Ramiro Sequeira shared with the workers the operation data until September. He warns that recovery is being "very slow" and is concerned about the demand behavior for the coming months.
The pandemic has left many airplanes on the ground in recent months and the business recovery “is being very slow,” warns the new CEO of TAP, Ramiro Sequeira, who is concerned about demand levels for the coming month.
“In a context of high uncertainty, the recovery is being very slow and TAP, like its counterparts, will have to follow the path of restructuring to ensure its viability,” said the president of the Portuguese airline, now controlled by the state, in a message shared with the workers to which ECO had access and where it reports operational data until September.
The data leave no doubt about the impact of the pandemic on the Portuguese company:
- TAP reduced its capacity (ASK available seat kilometer) by 72% in September 2020, compared to September 2019;
- TAP reduced the number of flights by 68% in the same period of analysis;
- The overall average load factor for TAP flights between May and July, after the period of almost total stop, is 60%, twenty percentage points below the overall average rate for 2019, despite the reduction in capacity.
Although most countries have already opened borders and lifted restrictions on the movement of people after the first wave of the pandemic, the aviation sector will remain under pressure in the coming years. IATA expects world traffic to recover from last year’s figures only in 2024.

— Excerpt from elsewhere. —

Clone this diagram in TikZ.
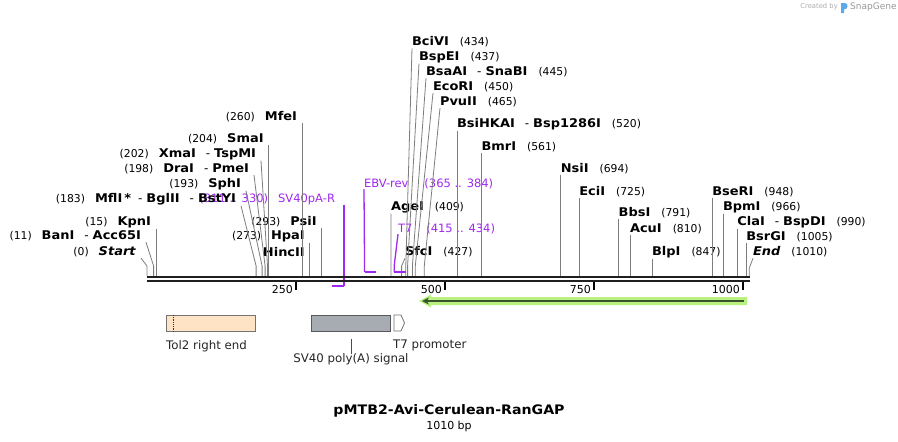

In TAP’s case, looking ahead to the coming winter months, the behaviour of demand leaves signs of concern with Ramiro Sequeira. The current demand is below that of the summer months and reservations are made less and less in advance, usually for the following month.
“We will have to continue to adapt our flight planning to this new market dynamics. This scenario will only be an exception to the end-of-year holiday period, during which we plan to be sized for the slight increase in demand expected,” stresses Ramiro Sequeira.
TAP is in the process of restructuring, after the state has rescued the airline with an aid of 1,200 million this year, and the government expects another 500 million in 2021. About 1,600 workers will leave by the end of the year. The restructuring plan, which is still being worked on, is not yet known.